=== WHAT IS REQUIRED ===
Provide an exact copy of the data, excluding the images.

# DATASET EXTRACT start

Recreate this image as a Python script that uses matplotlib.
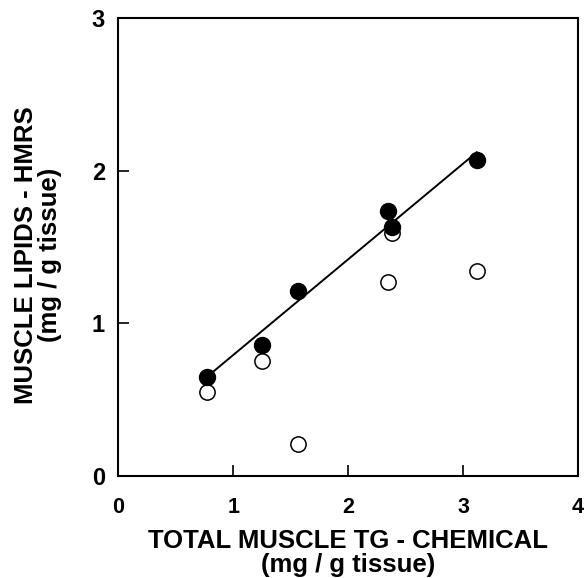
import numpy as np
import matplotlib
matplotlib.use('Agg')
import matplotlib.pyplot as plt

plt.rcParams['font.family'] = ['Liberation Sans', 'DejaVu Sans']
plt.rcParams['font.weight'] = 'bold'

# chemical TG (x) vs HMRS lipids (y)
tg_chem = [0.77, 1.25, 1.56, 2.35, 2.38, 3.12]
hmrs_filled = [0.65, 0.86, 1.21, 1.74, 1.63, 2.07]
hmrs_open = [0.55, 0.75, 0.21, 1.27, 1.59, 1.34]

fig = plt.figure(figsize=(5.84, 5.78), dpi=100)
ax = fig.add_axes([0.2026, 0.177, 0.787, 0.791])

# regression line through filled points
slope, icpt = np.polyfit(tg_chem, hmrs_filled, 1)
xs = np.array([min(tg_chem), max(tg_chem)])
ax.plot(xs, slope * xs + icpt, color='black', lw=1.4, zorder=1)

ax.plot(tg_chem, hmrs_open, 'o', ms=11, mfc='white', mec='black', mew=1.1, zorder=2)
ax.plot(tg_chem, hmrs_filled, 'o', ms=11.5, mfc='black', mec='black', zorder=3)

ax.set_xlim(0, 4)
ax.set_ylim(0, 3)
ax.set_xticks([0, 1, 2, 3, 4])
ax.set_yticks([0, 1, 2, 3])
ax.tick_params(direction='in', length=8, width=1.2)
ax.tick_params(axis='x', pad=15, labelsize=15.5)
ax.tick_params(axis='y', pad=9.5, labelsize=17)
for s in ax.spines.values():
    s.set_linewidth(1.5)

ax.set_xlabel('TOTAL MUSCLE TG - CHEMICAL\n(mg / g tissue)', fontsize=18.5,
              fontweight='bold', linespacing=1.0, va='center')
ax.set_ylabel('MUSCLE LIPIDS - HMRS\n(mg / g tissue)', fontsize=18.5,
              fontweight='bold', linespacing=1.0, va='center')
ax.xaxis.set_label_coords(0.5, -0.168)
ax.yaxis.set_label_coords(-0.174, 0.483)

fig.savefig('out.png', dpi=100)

# DATASET EXTRACT end

=== ANSWER TO THE TASK ===
Recreate this image as a Python script that uses matplotlib.
import numpy as np
import matplotlib
matplotlib.use('Agg')
import matplotlib.pyplot as plt

plt.rcParams['font.family'] = ['Liberation Sans', 'DejaVu Sans']
plt.rcParams['font.weight'] = 'bold'

# chemical TG (x) vs HMRS lipids (y)
tg_chem = [0.77, 1.25, 1.56, 2.35, 2.38, 3.12]
hmrs_filled = [0.65, 0.86, 1.21, 1.74, 1.63, 2.07]
hmrs_open = [0.55, 0.75, 0.21, 1.27, 1.59, 1.34]

fig = plt.figure(figsize=(5.84, 5.78), dpi=100)
ax = fig.add_axes([0.2026, 0.177, 0.787, 0.791])

# regression line through filled points
slope, icpt = np.polyfit(tg_chem, hmrs_filled, 1)
xs = np.array([min(tg_chem), max(tg_chem)])
ax.plot(xs, slope * xs + icpt, color='black', lw=1.4, zorder=1)

ax.plot(tg_chem, hmrs_open, 'o', ms=11, mfc='white', mec='black', mew=1.1, zorder=2)
ax.plot(tg_chem, hmrs_filled, 'o', ms=11.5, mfc='black', mec='black', zorder=3)

ax.set_xlim(0, 4)
ax.set_ylim(0, 3)
ax.set_xticks([0, 1, 2, 3, 4])
ax.set_yticks([0, 1, 2, 3])
ax.tick_params(direction='in', length=8, width=1.2)
ax.tick_params(axis='x', pad=15, labelsize=15.5)
ax.tick_params(axis='y', pad=9.5, labelsize=17)
for s in ax.spines.values():
    s.set_linewidth(1.5)

ax.set_xlabel('TOTAL MUSCLE TG - CHEMICAL\n(mg / g tissue)', fontsize=18.5,
              fontweight='bold', linespacing=1.0, va='center')
ax.set_ylabel('MUSCLE LIPIDS - HMRS\n(mg / g tissue)', fontsize=18.5,
              fontweight='bold', linespacing=1.0, va='center')
ax.xaxis.set_label_coords(0.5, -0.168)
ax.yaxis.set_label_coords(-0.174, 0.483)

fig.savefig('out.png', dpi=100)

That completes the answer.